Kieron Gillen's workblog

 
             

   
 
 

5/27/2004

 
"Absolutely. Would it be fair to say that you've often applied a mathematical relationship to music, or that you see the two overlapping?

Oh, absolutely. Yeah, yeah. There's been, since the ancient Greeks, a very close link between music and mathematics.

Since Pythagoras, in theory.

Well, since Pythagoras in mythology. This is a sort of discipline. People think that composers sit there with their pen over the manuscript paper, and God sends his inspiration down the top of the pen onto the paper. Well, in some cases it seems perhaps they did; perhaps Mozart. But in other cases one has to impose a discipline, and the discipline of number is an excellent discipline. The Fibonacci sequence people have been using for centuries.
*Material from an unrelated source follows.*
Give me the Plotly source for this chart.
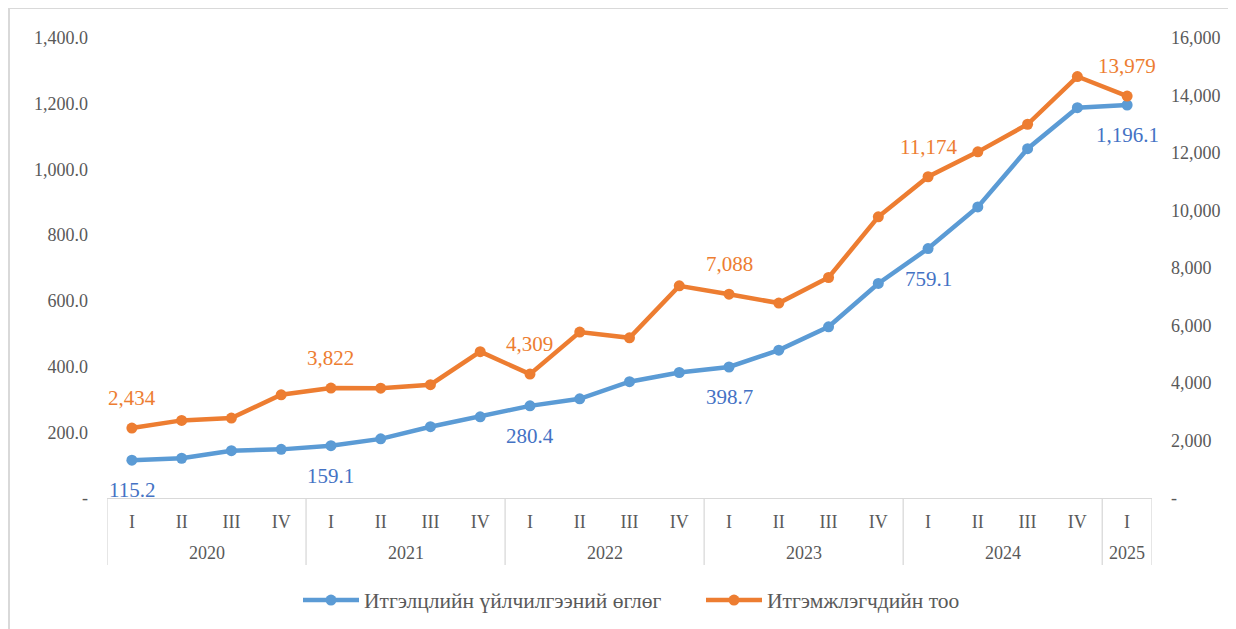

Is this the one where architecture and music relate in their proportions?

Nature's numbers; the number of leaves on a fern, the number of seeds on a sunflower head, and how they are arranged... this is the Fibonacci sequence, used in art and architecture and music. Although when you hear it in music, it is not recognised. Even George Gershwin used it in Porgy and Bess. Now who knows that?"


Walker forwarded me this interview with Delia Derbyshire, which is excellent reading. I've been doing a little delving into early electronic pop pioneers - Kraftwerk, mainly - so this mirrors it nicely. Also, much dovetail into my continuing thoughts as part of another project.